In Vishwa Mitter of Vijay Bharat Cigarette Stores, Dalhousie Road, Pathankot -versus- O.P. Poddar and Ors. (1983) 4 SCC 701 it has been held by the Supreme Court that it is clear that anyone can set the criminal law in motion by filing a complaint of facts constituting an offence before a Magistrate entitled to take cognizance. It has been held that no court can decline to take cognizance on the sole ground that the complainant was not competent to file the complaint. It has been held that if any special statute prescribes offences and makes any special provision for taking cognizance of such offences under the statute, then the complainant requesting the Magistrate to take cognizance of the offence must satisfy the eligibility criterion prescribed by the statute. In the present case, the only eligibility criteria prescribed by Section 142 is that the complaint must be by the payee or the holder in due course. This criteria is satisfied as the complaint is in the name and on behalf of the Appellant Company.

 

 

In Associated Cement Co. Ltd.versus- Keshvanand (1998) 1 SCC 687, it has been held by the Hon’ble Supreme Court that the complainant has to be a corporeal person who is capable of making a physical appearance in the court.  It has been held that if a complaint is made in the name of a incorporeal person (like a company or corporation), it is necessary that a natural person represents such juristic person in the court. It is held that the Court looks upon the natural person to be complainant for all practical purposes. It is held that when the complainant is a body corporate, it is the de jure complainant, and it must necessarily associate a human being as de facto complaint to represent the former in court proceedings. It has further been held that no Magistrate shall insist that the particular person whose statement was taken on oath at the first instance, alone can continue to represent the company till the end of the proceedings. It has been held that there may be occasions when different persons can represent the company. It has been held that it is open to the de jure complainant company to seek permission of the court for sending any other person to represent the company in the court.

 

 

The issue of the manner of representation of a Company Complainant before the Court in terms of Sections 200 to 203 of the Code of Criminal Procedure, 1973 is yet to be set out by the Hon’ble Supreme Court.  However, the Hon’ble Madras High Court has, in the matter of Y. Vijayalakshmi@ Rambha -versus- Manickam Narayanan, Proprietor, Seventh Channel Communications rep. by its Power of Attorney Agent 2005 CriLJ 3572 attempted to set down a procedure when a General Power of Attorney is representing a Complainant.
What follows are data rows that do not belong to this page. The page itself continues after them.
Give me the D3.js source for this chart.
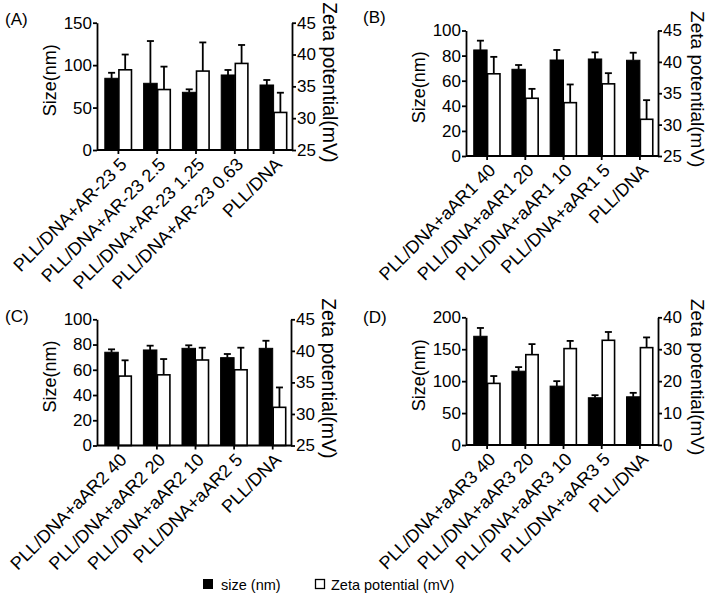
<!DOCTYPE html>
<html><head><meta charset="utf-8">
<script src="https://cdn.jsdelivr.net/npm/d3@7"></script>
<style>
body{margin:0;background:#fff;}
svg{display:block;font-family:"Liberation Sans",Arial,sans-serif;}
</style></head>
<body><svg id="c" width="709" height="595"></svg>
<script>
// ---- data ----
const panelLetters = ["(A)", "(B)", "(C)", "(D)"];
const catsA = ["PLL/DNA+AR-23 5", "PLL/DNA+AR-23 2.5", "PLL/DNA+AR-23 1.25", "PLL/DNA+AR-23 0.63", "PLL/DNA"];
const catsB = ["PLL/DNA+aAR1 40", "PLL/DNA+aAR1 20", "PLL/DNA+aAR1 10", "PLL/DNA+aAR1 5", "PLL/DNA"];
const catsC = ["PLL/DNA+aAR2 40", "PLL/DNA+aAR2 20", "PLL/DNA+aAR2 10", "PLL/DNA+aAR2 5", "PLL/DNA"];
const catsD = ["PLL/DNA+aAR3 40", "PLL/DNA+aAR3 20", "PLL/DNA+aAR3 10", "PLL/DNA+aAR3 5", "PLL/DNA"];

const sizeA = [84.5, 78.6, 68.0, 88.4, 76.6];
const sizeErrA = [6.5, 49.8, 3.5, 5.9, 5.9];
const zetaA = [37.6, 34.5, 37.4, 38.6, 30.9];
const zetaErrA = [2.4, 3.6, 4.5, 2.9, 3.1];

const sizeB = [84.5, 69.1, 76.5, 77.3, 76.3];
const sizeErrB = [7.4, 3.4, 8.0, 5.3, 6.0];
const zetaB = [38.1, 34.2, 33.5, 36.5, 30.85];
const zetaErrB = [2.7, 1.5, 2.9, 1.7, 3.05];

const sizeC = [73.9, 75.7, 77.0, 69.6, 77.0];
const sizeErrC = [2.3, 3.4, 2.4, 2.9, 6.0];
const zetaC = [36.0, 36.2, 38.55, 37.0, 31.05];
const zetaErrC = [2.5, 2.5, 1.95, 3.5, 3.15];

const sizeD = [170.3, 115.6, 92.2, 74.0, 75.5];
const sizeErrD = [13.0, 6.4, 7.8, 4.0, 6.2];
const zetaD = [19.3, 28.3, 30.2, 32.8, 30.5];
const zetaErrD = [2.3, 3.3, 2.4, 2.6, 3.2];

const sizeDomains = [[0, 150], [0, 100], [0, 100], [0, 200]];
const sizeTicks = [[0, 50, 100, 150], [0, 20, 40, 60, 80, 100], [0, 20, 40, 60, 80, 100], [0, 50, 100, 150, 200]];
const zetaDomains = [[25, 45], [25, 45], [25, 45], [0, 40]];
const zetaTicks = [[25, 30, 35, 40, 45], [25, 30, 35, 40, 45], [25, 30, 35, 40, 45], [0, 10, 20, 30, 40]];

const leftTitle = "Size(nm)";
const rightTitle = "Zeta potential(mV)";
const legendLabels = ["size (nm)", "Zeta potential (mV)"];

// ---- layout ----
const layout = [
  {L: 97, R: 292, T: 22.7, B: 150, lx: 5, ly: 25, rt: 31, rf: 19.5},
  {L: 466, R: 658, T: 30.5, B: 156, lx: 363, ly: 23, rt: 33, rf: 19},
  {L: 97, R: 291, T: 319.3, B: 445.5, lx: 5, ly: 322, rt: 31, rf: 19.5},
  {L: 466, R: 658, T: 317.3, B: 445, lx: 363, ly: 323, rt: 33, rf: 19}
];
const panels = [
  {cats: catsA, size: sizeA, sizeErr: sizeErrA, zeta: zetaA, zetaErr: zetaErrA},
  {cats: catsB, size: sizeB, sizeErr: sizeErrB, zeta: zetaB, zetaErr: zetaErrB},
  {cats: catsC, size: sizeC, sizeErr: sizeErrC, zeta: zetaC, zetaErr: zetaErrC},
  {cats: catsD, size: sizeD, sizeErr: sizeErrD, zeta: zetaD, zetaErr: zetaErrD}
];

const svg = d3.select("#c");
const SW = 1.8;
const tickFont = 17;

panels.forEach((p, i) => {
  const g = layout[i];
  const gp = svg.append("g");
  const x = d3.scaleBand().domain(p.cats).range([g.L + 2, g.R + 1]).paddingInner(0.3).paddingOuter(0.15);
  const x1 = d3.scaleBand().domain(["size", "zeta"]).range([0, x.bandwidth()]);
  const yL = d3.scaleLinear().domain(sizeDomains[i]).range([g.B, g.T]);
  const yR = d3.scaleLinear().domain(zetaDomains[i]).range([g.B, g.T]);

  const rows = p.cats.map((c, k) => ({c, s: p.size[k], se: p.sizeErr[k], z: p.zeta[k], ze: p.zetaErr[k]}));

  // error bars (behind bars)
  const capW = 3.5;
  rows.forEach(r => {
    const cxS = x(r.c) + x1("size") + x1.bandwidth() / 2;
    const cxZ = x(r.c) + x1("zeta") + x1.bandwidth() / 2;
    [[cxS, yL(r.s), yL(r.s + r.se)], [cxZ, yR(r.z), yR(r.z + r.ze)]].forEach(([cx, y0, y1]) => {
      gp.append("line").attr("x1", cx).attr("x2", cx).attr("y1", y0).attr("y2", y1)
        .attr("stroke", "#000").attr("stroke-width", SW);
      gp.append("line").attr("x1", cx - capW).attr("x2", cx + capW).attr("y1", y1).attr("y2", y1)
        .attr("stroke", "#000").attr("stroke-width", SW);
    });
  });

  // bars
  gp.selectAll(".bs").data(rows).join("rect")
    .attr("x", d => x(d.c) + x1("size")).attr("width", x1.bandwidth())
    .attr("y", d => yL(d.s)).attr("height", d => g.B - yL(d.s))
    .attr("fill", "#000").attr("stroke", "#000").attr("stroke-width", 1);
  gp.selectAll(".bz").data(rows).join("rect")
    .attr("x", d => x(d.c) + x1("zeta") + 0.5).attr("width", x1.bandwidth() - 1)
    .attr("y", d => yR(d.z)).attr("height", d => g.B - yR(d.z))
    .attr("fill", "#fff").attr("stroke", "#000").attr("stroke-width", 1.6);

  // axes
  const axL = gp.append("g").attr("transform", `translate(${g.L},0)`)
    .call(d3.axisLeft(yL).tickValues(sizeTicks[i]).tickSize(4).tickSizeOuter(0).tickPadding(1));
  const axR = gp.append("g").attr("transform", `translate(${g.R},0)`)
    .call(d3.axisRight(yR).tickValues(zetaTicks[i]).tickSize(4).tickSizeOuter(0).tickPadding(1));
  const axB = gp.append("g").attr("transform", `translate(0,${g.B})`)
    .call(d3.axisBottom(x).tickSize(4).tickSizeOuter(0));
  axB.select(".domain").attr("d", `M${g.L},0H${g.R}`);
  [axL, axR, axB].forEach(a => {
    a.selectAll("path,line").attr("stroke", "#000").attr("stroke-width", SW);
    a.selectAll("text").attr("fill", "#000").attr("font-size", tickFont).attr("font-family", null);
  });
  axB.selectAll("text")
    .attr("y", null).attr("x", null).attr("dy", "0.35em")
    .attr("font-size", 18)
    .attr("text-anchor", "end")
    .attr("transform", "translate(5,11) rotate(-45)");

  // titles
  gp.append("text").attr("transform", `translate(${g.L - 41},${(g.T + g.B) / 2 - 6}) rotate(-90)`)
    .attr("text-anchor", "middle").attr("font-size", 18).text(leftTitle);
  gp.append("text").attr("transform", `translate(${g.R + g.rt},${(g.T + g.B) / 2 - 4}) rotate(90)`)
    .attr("text-anchor", "middle").attr("font-size", g.rf).text(rightTitle);
  gp.append("text").attr("x", g.lx).attr("y", g.ly).attr("font-size", 17).text(panelLetters[i]);
});

// legend
const leg = svg.append("g");
leg.append("rect").attr("x", 203).attr("y", 579).attr("width", 10).attr("height", 10).attr("fill", "#000");
leg.append("text").attr("x", 221).attr("y", 590).attr("font-size", 14.5).text(legendLabels[0]);
leg.append("rect").attr("x", 315.5).attr("y", 579.5).attr("width", 9).attr("height", 9).attr("fill", "#fff").attr("stroke", "#000").attr("stroke-width", 1.3);
leg.append("text").attr("x", 331).attr("y", 590).attr("font-size", 14.5).text(legendLabels[1]);
</script>
</body></html>
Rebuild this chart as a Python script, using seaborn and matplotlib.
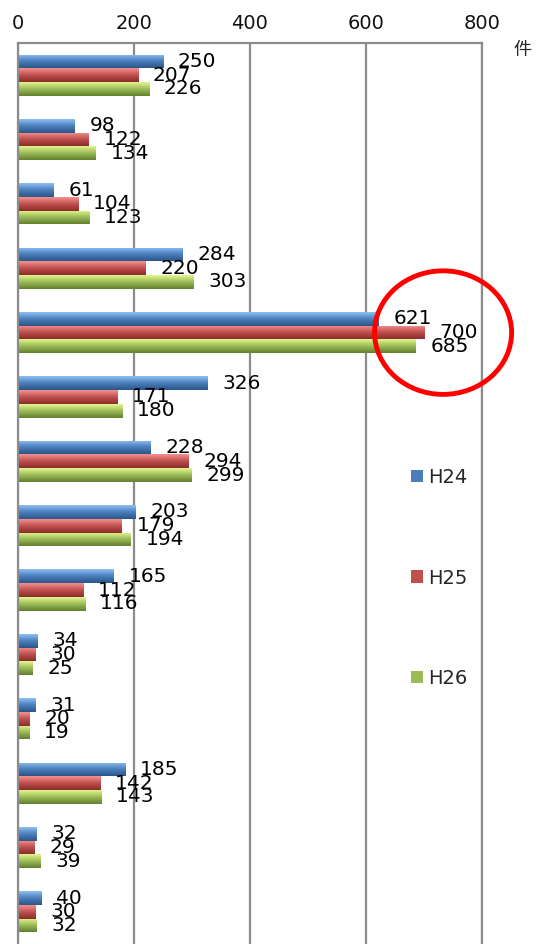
import numpy as np
import pandas as pd
import matplotlib
matplotlib.use("Agg")
import matplotlib.pyplot as plt
import matplotlib.colors as mcolors
from matplotlib.patches import Ellipse
import seaborn as sns

categories = [f"項目{i}" for i in range(1, 15)]
series = ["H24", "H25", "H26"]
h24 = [250, 98, 61, 284, 621, 326, 228, 203, 165, 34, 31, 185, 32, 40]
h25 = [207, 122, 104, 220, 700, 171, 294, 179, 112, 30, 20, 142, 29, 30]
h26 = [226, 134, 123, 303, 685, 180, 299, 194, 116, 25, 19, 143, 39, 32]
x_ticks = [0, 200, 400, 600, 800]
unit_label = "件"

base_colors = {"H24": "#4a7ebb", "H25": "#c0504d", "H26": "#9bbb59"}
light_colors = {"H24": "#8ec0f5", "H25": "#f59090", "H26": "#e4f78a"}
dark_colors = {"H24": "#2b5688", "H25": "#8a2c2a", "H26": "#62802c"}

df = pd.DataFrame({
    "category": categories * 3,
    "series": sum([[s] * len(categories) for s in series], []),
    "value": h24 + h25 + h26,
})

sns.set_theme(style="white")
plt.rcParams["font.family"] = ["DejaVu Sans", "Noto Sans CJK JP"]

fig = plt.figure(figsize=(5.36, 9.44), dpi=100)
ax = fig.add_axes([17.5 / 536, 0.0, (482 - 17.5) / 536, 1 - 43 / 944])

sns.barplot(data=df, y="category", x="value", hue="series", order=categories,
            hue_order=series, palette=base_colors, orient="h", width=0.64,
            ax=ax, legend=True, saturation=1, edgecolor="none")

ax.set_xlim(0, 800)
ax.set_ylim(len(categories) - 0.5, -0.5)
ax.set_xticks(x_ticks)
ax.xaxis.tick_top()
ax.tick_params(axis="x", length=0, labelsize=14, pad=7, labelcolor="#111111")
ax.set_yticks([])
ax.set_xlabel("")
ax.set_ylabel("")
ax.grid(axis="x", color="#8c8c8c", linewidth=1.6)
ax.grid(axis="y", visible=False)
for side in ["top", "left", "right"]:
    ax.spines[side].set_color("#8c8c8c")
    ax.spines[side].set_linewidth(1.6)
ax.spines["bottom"].set_visible(False)
ax.set_axisbelow(True)

# gradient bevel on each bar
for cont, s in zip(ax.containers, series):
    cmap = mcolors.LinearSegmentedColormap.from_list(
        s, [light_colors[s], base_colors[s], dark_colors[s]])
    grad = np.linspace(0, 1, 64).reshape(-1, 1)
    for patch, val in zip(cont.patches, cont.datavalues):
        x0, y0 = patch.get_x(), patch.get_y()
        w, h = patch.get_width(), patch.get_height()
        im = ax.imshow(grad, cmap=cmap, aspect="auto",
                       extent=[x0, x0 + w, y0 + h, y0], zorder=2,
                       interpolation="bicubic")
        im.set_clip_path(patch)
        ax.annotate(f"{int(val)}", xy=(x0 + w, y0 + h / 2), xytext=(11, 0),
                    textcoords="offset points", ha="left", va="center",
                    fontsize=14.5, color="black", zorder=5)

ax.set_xlim(0, 800)
ax.set_ylim(len(categories) - 0.5, -0.5)

# legend
handles, labels = ax.get_legend_handles_labels()
ax.get_legend().remove()
leg = fig.legend(handles, labels, loc="center left",
                 bbox_to_anchor=(411 / 536, 1 - 578 / 944),
                 frameon=False, fontsize=14, handlelength=0.6,
                 handleheight=0.6, handletextpad=0.3, labelspacing=4.2,
                 borderpad=0, borderaxespad=0)

# highlight circle
circle = Ellipse((733, 4), width=236, height=1.92, fill=False,
                 edgecolor="#ff0000", linewidth=3.5, clip_on=False, zorder=6)
ax.add_patch(circle)

fig.text(522 / 536, 1 - 50 / 944, unit_label, fontsize=13,
         ha="center", va="center", family=["Noto Sans CJK JP", "DejaVu Sans"])

fig.savefig("out.png", dpi=100)
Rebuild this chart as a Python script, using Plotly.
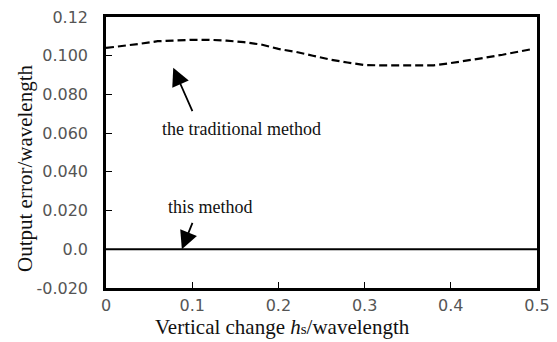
import plotly.graph_objects as go

x_trad = [0.0, 0.02, 0.04, 0.06, 0.08, 0.10, 0.12, 0.14, 0.16, 0.18, 0.20, 0.22, 0.24,
          0.26, 0.28, 0.30, 0.32, 0.34, 0.36, 0.38, 0.40, 0.42, 0.44, 0.46, 0.48, 0.495]
y_trad = [0.104, 0.105, 0.1062, 0.1075, 0.108, 0.1082, 0.1082, 0.1078, 0.107, 0.1058,
          0.1035, 0.102, 0.100, 0.098, 0.0965, 0.0952, 0.095, 0.095, 0.095, 0.095,
          0.0962, 0.0975, 0.099, 0.1005, 0.1022, 0.1035]
x_this = [0.0, 0.1, 0.2, 0.3, 0.4, 0.5]
y_this = [0.0, 0.0, 0.0, 0.0, 0.0, 0.0]

x_ticks = [0, 0.1, 0.2, 0.3, 0.4, 0.5]
x_labels = ["0", "0.1", "0.2", "0.3", "0.4", "0.5"]
y_ticks = [-0.02, 0.0, 0.02, 0.04, 0.06, 0.08, 0.10, 0.12]
y_labels = ["-0.020", "0.0", "0.020", "0.040", "0.060", "0.080", "0.100", "0.12"]

fig = go.Figure()
fig.add_trace(go.Scatter(x=x_trad, y=y_trad, mode="lines",
                         line=dict(color="black", width=2.2, dash="8px,4px"),
                         showlegend=False))
fig.add_trace(go.Scatter(x=x_this, y=y_this, mode="lines",
                         line=dict(color="black", width=2), showlegend=False))

serif = "Liberation Serif, Times New Roman, serif"
fig.add_annotation(x=0.078, y=0.0938, ax=0.101, ay=0.0706, xref="x", yref="y",
                   axref="x", ayref="y", text="", showarrow=True, arrowhead=2,
                   arrowsize=2.0, arrowwidth=1.8, arrowcolor="black")
fig.add_annotation(x=0.157, y=0.0619, text="the traditional method", showarrow=False,
                   font=dict(family=serif, size=18, color="#111"))
fig.add_annotation(x=0.088, y=0.0, ax=0.101, ay=0.0144, xref="x", yref="y",
                   axref="x", ayref="y", text="", showarrow=True, arrowhead=2,
                   arrowsize=2.0, arrowwidth=1.8, arrowcolor="black")
fig.add_annotation(x=0.121, y=0.0216, text="this method", showarrow=False,
                   font=dict(family=serif, size=18, color="#111"))

# page has an 8px body margin; lay out in window pixels then shift
OFF = 8
W, H = 557 - OFF, 342 - OFF
L, T = 106 - OFF, 17 - OFF
R, B = W - (537 - OFF), H - (288 - OFF)
pw, ph = W - L - R, H - T - B


def px_to_paper(sx, sy):
    fx, fy = sx - OFF, sy - OFF
    return (fx - L) / pw, (H - B - fy) / ph


tx, ty = px_to_paper(282, 327)
fig.add_annotation(x=tx, y=ty, xref="paper", yref="paper", showarrow=False,
                   xanchor="center", yanchor="middle",
                   text="Vertical change <i>h</i><span style='font-size:15px'>s</span>/wavelength",
                   font=dict(family=serif, size=21, color="#111"))
tx, ty = px_to_paper(25, 168)
fig.add_annotation(x=tx, y=ty, xref="paper", yref="paper", showarrow=False,
                   xanchor="center", yanchor="middle",
                   textangle=-90, text="Output error/wavelength",
                   font=dict(family=serif, size=21, color="#111"))

fig.update_layout(
    width=W, height=H,
    margin=dict(l=L, r=R, t=T, b=B),
    plot_bgcolor="white", paper_bgcolor="white",
    xaxis=dict(range=[0, 0.5], tickvals=x_ticks, ticktext=x_labels, automargin=False,
               showgrid=False, zeroline=False, showline=True, linecolor="black",
               linewidth=2.5, mirror=True, ticks="inside", ticklen=6, tickwidth=1,
               tickcolor="black", ticklabelstandoff=1, ticklabeloverflow="allow",
               tickfont=dict(family="DejaVu Sans", size=16, color="#555")),
    yaxis=dict(range=[-0.02, 0.12], tickvals=y_ticks, ticktext=y_labels, automargin=False,
               showgrid=False, zeroline=False, showline=True, linecolor="black",
               linewidth=2.5, mirror=True, ticks="inside", ticklen=6, tickwidth=1,
               tickcolor="black", ticklabelstandoff=12, ticklabeloverflow="allow",
               tickfont=dict(family="DejaVu Sans", size=16, color="#555")),
)
fig.write_html("out.html")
It has been held by the Hon’ble Madras High Court as under: -

 

 

Thus, from the above discussion it is made clear that complaint can be presented by GPA on behalf of the payee, provided,

 

 

 (i)       the complaint shall be signed by the payee himself;

 

 

 (ii)      there shall be also an affidavit of the complainant in proof of his execution of GPA; added to the production of the said Power of Attorney document;

 

 

 (iii)     sworn statement of GPA can be recorded on the date of presentation of the complaint;

 

 

 (iv)            sworn statement of payee (complainant) shall have to be taken in a future date on his appearance in Court; the Magistrate shall thoroughly examine the statements of GPA holder as well as the original complaint and documents produced before him and exercise his discretion vested under Sections 202 and 203 of Cr.P.C.

 

 

 (v)               The above guidelines are not exhaustive and in other circumstances the Magistrate shall exercise his discretion judiciously and in confirmity of other provisions of law applicable.”